The rest of the analysis tools for least squares models can be used quite powerfully. For example, a 95% confidence interval for the impeller variable might have been:

\[-32 \mu\text{g} \leq \gamma \leq 21 \mu\text{g}\]

which would indicate the impeller type has no significant effect on the yield amount, the \(y\)-variable.

Integer variables are also called dummy variables or indicator variables. Really what is happening here is the same concept as for multiple linear regression, the equation of a plane is being estimated. We only use the equation of the plane at integer values of \(d\), but mathematically the underlying plane is actually continuous.

We have to introduce additional terms into the model if we have integer variables with more than 2 levels. In general, if there are \(p\)-levels, then we must include \(p-1\) terms. For example, if we wish to test the effect of \(y\) = yield achieved from the raw material supplier in Spain, India, or Vietnam, we could code:

Spain: \(d_{i1} = 0\) and \(d_{i2} = 0\)

India: \(d_{i1} = 1\) and \(d_{i2} = 0\)

Vietnam: \(d_{i1} = 0\) and \(d_{i2} = 1\).

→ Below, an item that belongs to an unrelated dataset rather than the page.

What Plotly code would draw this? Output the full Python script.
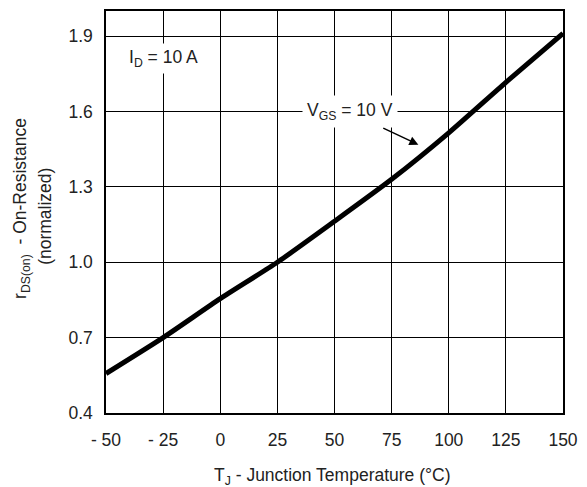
import plotly.graph_objects as go

temps = [-50, -25, 0, 25, 50, 75, 100, 125, 150]
rds_on = [0.557, 0.70, 0.855, 1.0, 1.163, 1.33, 1.515, 1.716, 1.911]

x_ticks = [-50, -25, 0, 25, 50, 75, 100, 125, 150]
x_ticktext = ["- 50", "- 25", "0", "25", "50", "75", "100", "125", "150"]
y_ticks = [0.4, 0.7, 1.0, 1.3, 1.6, 1.9]
y_ticktext = ["0.4", "0.7", "1.0", "1.3", "1.6", "1.9"]

FONT = "Liberation Sans, Arial, Helvetica, sans-serif"
TXT = "#222222"
FS = 17.5

fig = go.Figure()
fig.add_trace(go.Scatter(
    x=temps, y=rds_on, mode="lines",
    line=dict(color="black", width=5, shape="spline", smoothing=0.6),
    hoverinfo="skip", showlegend=False,
))

fig.update_layout(
    width=587, height=487,
    margin=dict(l=105.5, r=16.7, t=9, b=74),
    paper_bgcolor="white", plot_bgcolor="white",
    font=dict(family=FONT, size=FS, color=TXT),
    showlegend=False,
    xaxis=dict(
        range=[-50, 150], tickvals=x_ticks, ticktext=x_ticktext,
        showgrid=True, gridcolor="black", gridwidth=1,
        zeroline=False, showline=True, linecolor="black", linewidth=1.5,
        mirror=True, ticks="outside", ticklen=10, tickcolor="rgba(0,0,0,0)",
        tickfont=dict(family=FONT, size=FS, color=TXT),
    ),
    yaxis=dict(
        range=[0.4, 2.0], tickvals=y_ticks, ticktext=y_ticktext,
        showgrid=True, gridcolor="black", gridwidth=1,
        zeroline=False, showline=True, linecolor="black", linewidth=1.5,
        mirror=True, ticks="outside", ticklen=8, tickcolor="rgba(0,0,0,0)",
        tickfont=dict(family=FONT, size=FS, color=TXT),
    ),
)

annotations = [
    dict(text="T<sub>J</sub> - Junction Temperature (°C)", xref="paper", yref="paper",
         x=0.4955, y=-0.158, xanchor="center", yanchor="middle", showarrow=False,
         font=dict(family=FONT, size=FS, color=TXT)),
    dict(text="r<sub>DS(on)</sub>  - On-Resistance", xref="paper", yref="paper",
         x=-0.184, y=0.51, xanchor="center", yanchor="middle", textangle=-90,
         showarrow=False, font=dict(family=FONT, size=FS, color=TXT)),
    dict(text="(normalized)", xref="paper", yref="paper",
         x=-0.1334, y=0.488, xanchor="center", yanchor="middle", textangle=-90,
         showarrow=False, font=dict(family=FONT, size=FS, color=TXT)),
    dict(text="I<sub>D</sub> = 10 A", xref="x", yref="y", x=-25, y=1.81,
         xanchor="center", yanchor="middle", showarrow=False, bgcolor="white",
         borderpad=3, font=dict(family=FONT, size=FS, color=TXT)),
    dict(text="V<sub>GS</sub> = 10 V", xref="x", yref="y", x=56.9, y=1.6,
         xanchor="center", yanchor="middle", showarrow=False, bgcolor="white",
         borderpad=4, font=dict(family=FONT, size=FS, color=TXT)),
    dict(text="", xref="x", yref="y", x=86.7, y=1.468, ax=-36.6, ay=-17.3,
         axref="pixel", ayref="pixel", showarrow=True, arrowhead=2, arrowsize=1.2,
         arrowwidth=1.5, arrowcolor="black"),
]
fig.update_layout(annotations=annotations)

fig.write_html(
    "out.html",
    config={"displayModeBar": False},
    post_script="document.body.style.margin='0';document.body.style.padding='0';"
                "document.body.style.overflow='hidden';",
)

and solve for the least squares model: \(y = \beta_0 + \beta_1x_1 + \ldots + \beta_k x_k + \gamma_1 d_1 + \gamma_2 d_2 + \varepsilon\), where \(\gamma_1\) is the effect of the Indian supplier, holding all other terms constant (i.e. it is the incremental effect of India relative to Spain); \(\gamma_2\) is the incremental effect of the Vietnamese supplier relative to the base case of the Spanish supplier. Because of this somewhat confusing interpretation of the coefficients, sometimes people will assume they can sacrifice an extra degree of freedom, but introduce \(p\) new terms for the \(p\) levels of the integer variable, instead of \(p-1\) terms.

Spain: \(d_{i1} = 1\) and \(d_{i2} = 0\) and \(d_{i3} = 0\)

India: \(d_{i1} = 0\) and \(d_{i2} = 1\) and \(d_{i3} = 0\)

Vietnam: \(d_{i1} = 0\) and \(d_{i2} = 0\) and \(d_{i3} = 1\)

and \(y = \beta_0 + \beta_1x_1 + \ldots + \beta_k x_k + \gamma_1 d_1 + \gamma_2 d_2 + \gamma_3 d_3 + \varepsilon\), where the coefficients \(\gamma_1, \gamma_2\) and \(\gamma_3\) are assumed to be more easily interpreted. However, calculating this model will fail, because there is a built-in perfect linear combination. The \(\mathbf{X}^T\mathbf{X}\) matrix is not invertible.